• **RECORDS PROVIDED**
━━━━━━━━━━

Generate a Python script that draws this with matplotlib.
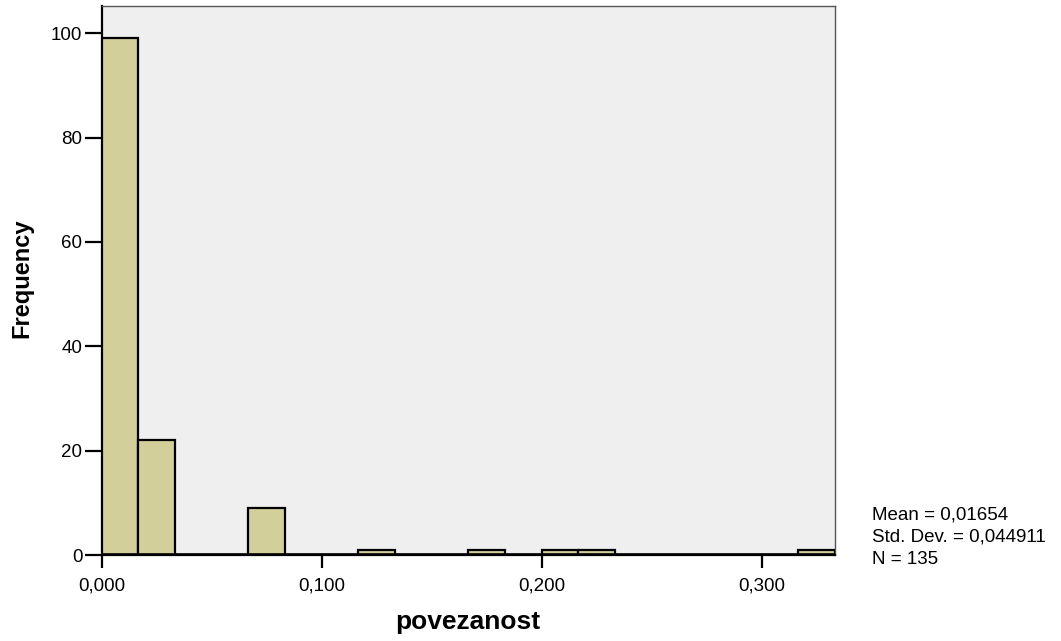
import numpy as np
import matplotlib
matplotlib.use("Agg")
import matplotlib.pyplot as plt
from matplotlib.ticker import FuncFormatter

plt.rcParams['font.family'] = ['Liberation Sans', 'DejaVu Sans']

# Histogram of "povezanost": 20 bins of width 1/60 starting at 0
bin_start = 0.0
bin_width = 1 / 60
counts = [99, 22, 0, 0, 9, 0, 0, 1, 0, 0, 1, 0, 1, 1, 0, 0, 0, 0, 0, 1]
x_ticks = [0.0, 0.1, 0.2, 0.3]
y_ticks = [0, 20, 40, 60, 80, 100]
stats_lines = ["Mean = 0,01654", "Std. Dev. = 0,044911", "N = 135"]

W, H = 1061, 641
fig = plt.figure(figsize=(W / 100, H / 100), dpi=100)
ax = fig.add_axes([101.7 / W, 1 - 555 / H, (835 - 101.7) / W, (555 - 6) / H])
ax.set_facecolor('#EFEFEF')

lefts = bin_start + bin_width * np.arange(len(counts))
ax.bar(lefts, counts, width=bin_width, align='edge', color='#D3CF9B',
       edgecolor='black', linewidth=1.6, zorder=3)
# empty bins show as a heavy baseline
ax.axhline(0, color='black', linewidth=2.6, zorder=4)

ax.set_xlim(bin_start, bin_start + bin_width * len(counts))
ax.set_ylim(0, 105.2)

ax.set_xticks(x_ticks)
ax.set_yticks(y_ticks)
ax.xaxis.set_major_formatter(FuncFormatter(lambda v, p: f"{v:.3f}".replace('.', ',')))
ax.tick_params(axis='x', direction='out', length=9.5, width=1.6, labelsize=13.5,
               pad=7, color='black')
ax.tick_params(axis='y', direction='out', length=12, width=1.6, labelsize=13.5,
               pad=2, color='black')

for side in ('top', 'right'):
    ax.spines[side].set_color('#555555')
    ax.spines[side].set_linewidth(1.0)
ax.spines['left'].set_color('black')
ax.spines['left'].set_linewidth(1.6)
ax.spines['bottom'].set_color('black')
ax.spines['bottom'].set_linewidth(1.6)

fig.text(468 / W, 1 - 622 / H, 'povezanost', fontsize=19, fontweight='bold',
         ha='center', va='center')
fig.text(22 / W, 1 - 278 / H, 'Frequency', fontsize=17, fontweight='bold',
         ha='center', va='center', rotation=90)

for i, line in enumerate(stats_lines):
    fig.text(871.7 / W, 1 - (515 + 22 * i) / H, line, fontsize=13.5,
             va='center', ha='left')

fig.savefig('out.png', dpi=100, facecolor='white')
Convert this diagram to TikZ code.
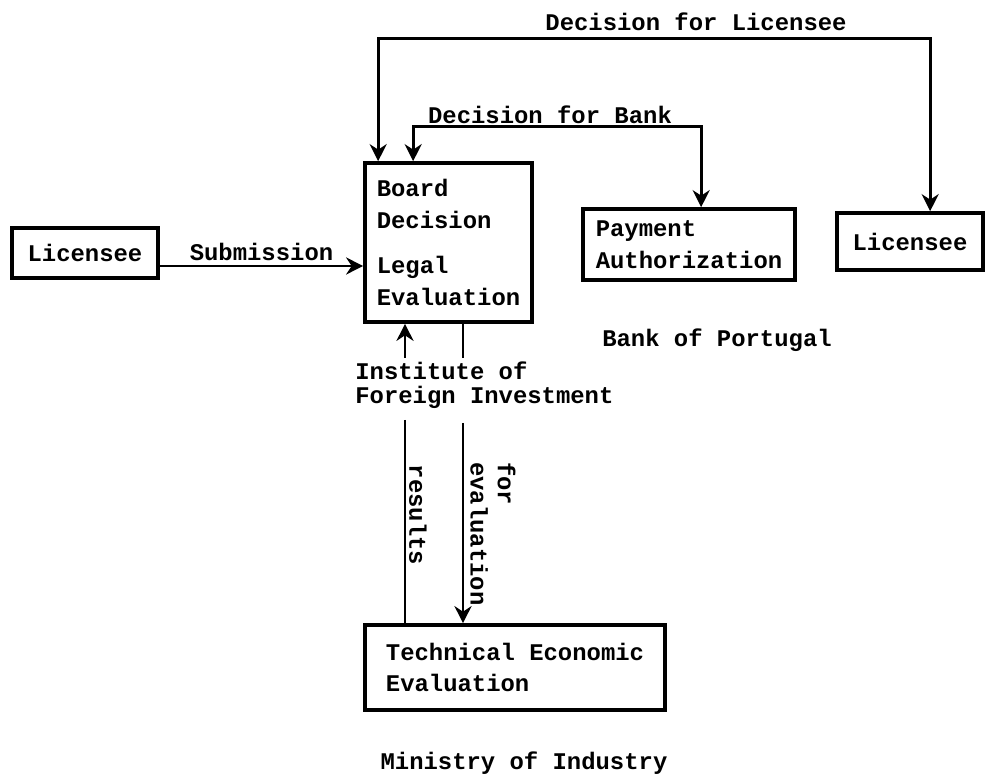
\documentclass[tikz,border=0pt]{standalone}
\usepackage{fontspec}
\setmainfont{Liberation Mono}
\usetikzlibrary{arrows.meta,calc}
\tikzset{
  box/.style={draw, line width=2.1pt, inner sep=0pt, align=left},
  conn/.style={line width=1.7pt},
  arr/.style={conn, -{Stealth[length=0.34cm,width=0.34cm]}},
  darr/.style={conn, {Stealth[length=0.34cm,width=0.34cm]}-{Stealth[length=0.34cm,width=0.34cm]}},
  lbl/.style={inner sep=0pt, align=left},
  every node/.style={font=\fontsize{13.6pt}{18pt}\selectfont\bfseries}
}
\begin{document}
\begin{tikzpicture}[x=0.02cm,y=-0.02cm]
\useasboundingbox (0,0) rectangle (988,776);
% boxes
\node[box, minimum width=146*0.02cm, minimum height=50*0.02cm] (lic1) at (85,253) {Licensee};
\node[box, minimum width=167*0.02cm, minimum height=159*0.02cm] (board) at (448.5,242.5)
  {Board\\Decision\\[0.28cm]Legal\\Evaluation};
\node[box, minimum width=212*0.02cm, minimum height=71*0.02cm] (pay) at (689,244.5)
  {Payment\\Authorization};
\node[box, minimum width=146*0.02cm, minimum height=57*0.02cm] (lic2) at (910,241.5) {Licensee};
\node[box, minimum width=300*0.02cm, minimum height=85*0.02cm] (tech) at (515,667.5)
  {Technical Economic\\Evaluation};
% labels
\node[lbl] (dfl) at (696,22) {Decision for Licensee};
\node[lbl] (dfb) at (550,115) {Decision for Bank};
\node[lbl] (bop) at (717,340) {Bank of Portugal};
\node[lbl, anchor=west] (inst) at (355,385) {Institute of\\[-0.15cm]Foreign Investment};
\node[lbl] (moi) at (524,763) {Ministry of Industry};
\node[lbl, rotate=-90] (res) at (418,515) {results};
\node[lbl, rotate=-90] (fev) at (493,534) {for\\[-0.09cm]evaluation};
% helper coordinates
\coordinate (sy) at (0,266);
\coordinate (ax) at (405,0);
\coordinate (bx) at (463,0);
\coordinate (ia) at (405,358);
\coordinate (ib) at (463,358);
\coordinate (ic) at (405,420);
\coordinate (id) at (463,423);
% connectors
\draw[arr] (lic1.east |- sy) -- node[lbl, above=2pt] (sub) {Submission} (board.west |- sy);
\draw[darr] ($(board.north west)+(15,0)$) -- ++(0,-123) -| ($(lic2.north west)+(95,0)$);
\draw[darr] ($(board.north west)+(50,0)$) -- ++(0,-35) -| ($(pay.north west)+(120,0)$);
\draw[arr] (ia) -- (board.south -| ax);
\draw[conn] (board.south -| bx) -- (ib);
\draw[conn] (ic) -- (tech.north -| ax);
\draw[arr] (id) -- (tech.north -| bx);
\end{tikzpicture}
\end{document}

━━━━━━━━━━

• **BRIEF**
From the opening line of the entries above to the line containing "ax.set_facecolor('#EFEFEF')", please transcribe each line exactly, skipping every picture.

• **COMPLETED EXERCISE**
Generate a Python script that draws this with matplotlib.
import numpy as np
import matplotlib
matplotlib.use("Agg")
import matplotlib.pyplot as plt
from matplotlib.ticker import FuncFormatter

plt.rcParams['font.family'] = ['Liberation Sans', 'DejaVu Sans']

# Histogram of "povezanost": 20 bins of width 1/60 starting at 0
bin_start = 0.0
bin_width = 1 / 60
counts = [99, 22, 0, 0, 9, 0, 0, 1, 0, 0, 1, 0, 1, 1, 0, 0, 0, 0, 0, 1]
x_ticks = [0.0, 0.1, 0.2, 0.3]
y_ticks = [0, 20, 40, 60, 80, 100]
stats_lines = ["Mean = 0,01654", "Std. Dev. = 0,044911", "N = 135"]

W, H = 1061, 641
fig = plt.figure(figsize=(W / 100, H / 100), dpi=100)
ax = fig.add_axes([101.7 / W, 1 - 555 / H, (835 - 101.7) / W, (555 - 6) / H])
ax.set_facecolor('#EFEFEF')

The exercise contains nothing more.